▸ **STORED DATA**:
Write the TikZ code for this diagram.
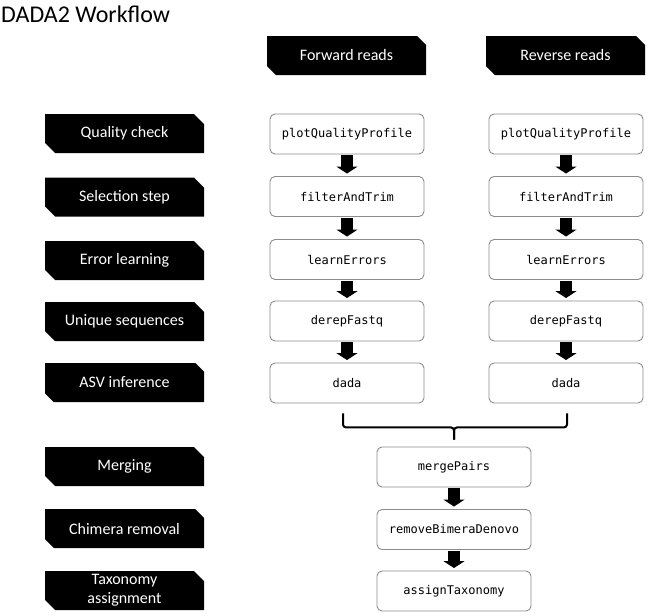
\documentclass[tikz,border=0pt]{standalone}
\usepackage{fontspec}
\setmainfont{Carlito}
\newfontfamily\codefont{DejaVu Sans Mono}
\usetikzlibrary{shapes.misc,arrows.meta}
\tikzset{
  lbl/.style={chamfered rectangle, chamfered rectangle corners={north east,south west},
    chamfered rectangle xsep=7pt, fill=black, draw=none, text=white,
    minimum width=159pt, minimum height=39pt, inner sep=0pt, align=center,
    font=\fontsize{16pt}{17pt}\selectfont},
  fn/.style={draw=black!45, line width=0.9pt, rounded corners=5pt, fill=white,
    minimum width=154pt, minimum height=40pt, inner sep=0pt,
    font=\codefont\fontsize{12pt}{13pt}\selectfont},
  blk/.style={line width=12pt, -{Triangle[width=21pt,length=7pt]}, shorten <=1pt, shorten >=2.5pt},
  brc/.style={line width=2pt, rounded corners=3pt}
}
\begin{document}
\begin{tikzpicture}[x=1pt,y=-1pt]
\useasboundingbox (0,0) rectangle (649,616);
\node[anchor=base west, font=\fontsize{24pt}{26pt}\selectfont, inner sep=0pt] (title) at (1,22) {DADA2 Workflow};
% headers
\node[lbl] (fwd) at (346.5,55.5) {Forward reads};
\node[lbl] (rev) at (565.5,55.5) {Reverse reads};
% step labels
\node[lbl] (l1) at (124.5,133.5) {Quality check};
\node[lbl] (l2) at (124.5,197) {Selection step};
\node[lbl] (l3) at (124.5,260.5) {Error learning};
\node[lbl] (l4) at (124.5,321.5) {Unique sequences};
\node[lbl] (l5) at (124.5,382.5) {ASV inference};
\node[lbl] (l6) at (124.5,466.5) {Merging};
\node[lbl] (l7) at (124.5,528.5) {Chimera removal};
\node[lbl, font=\fontsize{16pt}{19pt}\selectfont] (l8) at (124.5,590.5) {Taxonomy\\assignment};
% forward column
\node[fn] (a1) at (347,134) {plotQualityProfile};
\node[fn] (a2) at (347,196.5) {filterAndTrim};
\node[fn] (a3) at (347,259.5) {learnErrors};
\node[fn] (a4) at (347,321) {derepFastq};
\node[fn] (a5) at (347,383) {dada};
% reverse column
\node[fn] (b1) at (566,134) {plotQualityProfile};
\node[fn] (b2) at (566,196.5) {filterAndTrim};
\node[fn] (b3) at (566,259.5) {learnErrors};
\node[fn] (b4) at (566,321) {derepFastq};
\node[fn] (b5) at (566,383) {dada};
% merged
\node[fn] (m1) at (454,467) {mergePairs};
\node[fn] (m2) at (454,529.5) {removeBimeraDenovo};
\node[fn] (m3) at (454,591) {assignTaxonomy};
% arrows
\draw[blk] (a1) -- (a2);
\draw[blk] (a2) -- (a3);
\draw[blk] (a3) -- (a4);
\draw[blk] (a4) -- (a5);
\draw[blk] (b1) -- (b2);
\draw[blk] (b2) -- (b3);
\draw[blk] (b3) -- (b4);
\draw[blk] (b4) -- (b5);
\draw[blk] (m1) -- (m2);
\draw[blk] (m2) -- (m3);
% brace
\coordinate (bl) at ([xshift=-4pt,yshift=-10pt]a5.south);
\coordinate (br) at ([xshift=1pt,yshift=-10pt]b5.south);
\coordinate (bm) at ([yshift=7pt]m1.north);
\draw[brc] (bl) -- ++(0,14) -| (bm);
\draw[brc] (br) -- ++(0,14) -| (bm);
\end{tikzpicture}
\end{document}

▸ **DO THIS**:
Go through the listing above and quote it exactly, apart from its images.

▸ **RESPONSE**:
Write the TikZ code for this diagram.
\documentclass[tikz,border=0pt]{standalone}
\usepackage{fontspec}
\setmainfont{Carlito}
\newfontfamily\codefont{DejaVu Sans Mono}
\usetikzlibrary{shapes.misc,arrows.meta}
\tikzset{
  lbl/.style={chamfered rectangle, chamfered rectangle corners={north east,south west},
    chamfered rectangle xsep=7pt, fill=black, draw=none, text=white,
    minimum width=159pt, minimum height=39pt, inner sep=0pt, align=center,
    font=\fontsize{16pt}{17pt}\selectfont},
  fn/.style={draw=black!45, line width=0.9pt, rounded corners=5pt, fill=white,
    minimum width=154pt, minimum height=40pt, inner sep=0pt,
    font=\codefont\fontsize{12pt}{13pt}\selectfont},
  blk/.style={line width=12pt, -{Triangle[width=21pt,length=7pt]}, shorten <=1pt, shorten >=2.5pt},
  brc/.style={line width=2pt, rounded corners=3pt}
}
\begin{document}
\begin{tikzpicture}[x=1pt,y=-1pt]
\useasboundingbox (0,0) rectangle (649,616);
\node[anchor=base west, font=\fontsize{24pt}{26pt}\selectfont, inner sep=0pt] (title) at (1,22) {DADA2 Workflow};
% headers
\node[lbl] (fwd) at (346.5,55.5) {Forward reads};
\node[lbl] (rev) at (565.5,55.5) {Reverse reads};
% step labels
\node[lbl] (l1) at (124.5,133.5) {Quality check};
\node[lbl] (l2) at (124.5,197) {Selection step};
\node[lbl] (l3) at (124.5,260.5) {Error learning};
\node[lbl] (l4) at (124.5,321.5) {Unique sequences};
\node[lbl] (l5) at (124.5,382.5) {ASV inference};
\node[lbl] (l6) at (124.5,466.5) {Merging};
\node[lbl] (l7) at (124.5,528.5) {Chimera removal};
\node[lbl, font=\fontsize{16pt}{19pt}\selectfont] (l8) at (124.5,590.5) {Taxonomy\\assignment};
% forward column
\node[fn] (a1) at (347,134) {plotQualityProfile};
\node[fn] (a2) at (347,196.5) {filterAndTrim};
\node[fn] (a3) at (347,259.5) {learnErrors};
\node[fn] (a4) at (347,321) {derepFastq};
\node[fn] (a5) at (347,383) {dada};
% reverse column
\node[fn] (b1) at (566,134) {plotQualityProfile};
\node[fn] (b2) at (566,196.5) {filterAndTrim};
\node[fn] (b3) at (566,259.5) {learnErrors};
\node[fn] (b4) at (566,321) {derepFastq};
\node[fn] (b5) at (566,383) {dada};
% merged
\node[fn] (m1) at (454,467) {mergePairs};
\node[fn] (m2) at (454,529.5) {removeBimeraDenovo};
\node[fn] (m3) at (454,591) {assignTaxonomy};
% arrows
\draw[blk] (a1) -- (a2);
\draw[blk] (a2) -- (a3);
\draw[blk] (a3) -- (a4);
\draw[blk] (a4) -- (a5);
\draw[blk] (b1) -- (b2);
\draw[blk] (b2) -- (b3);
\draw[blk] (b3) -- (b4);
\draw[blk] (b4) -- (b5);
\draw[blk] (m1) -- (m2);
\draw[blk] (m2) -- (m3);
% brace
\coordinate (bl) at ([xshift=-4pt,yshift=-10pt]a5.south);
\coordinate (br) at ([xshift=1pt,yshift=-10pt]b5.south);
\coordinate (bm) at ([yshift=7pt]m1.north);
\draw[brc] (bl) -- ++(0,14) -| (bm);
\draw[brc] (br) -- ++(0,14) -| (bm);
\end{tikzpicture}
\end{document}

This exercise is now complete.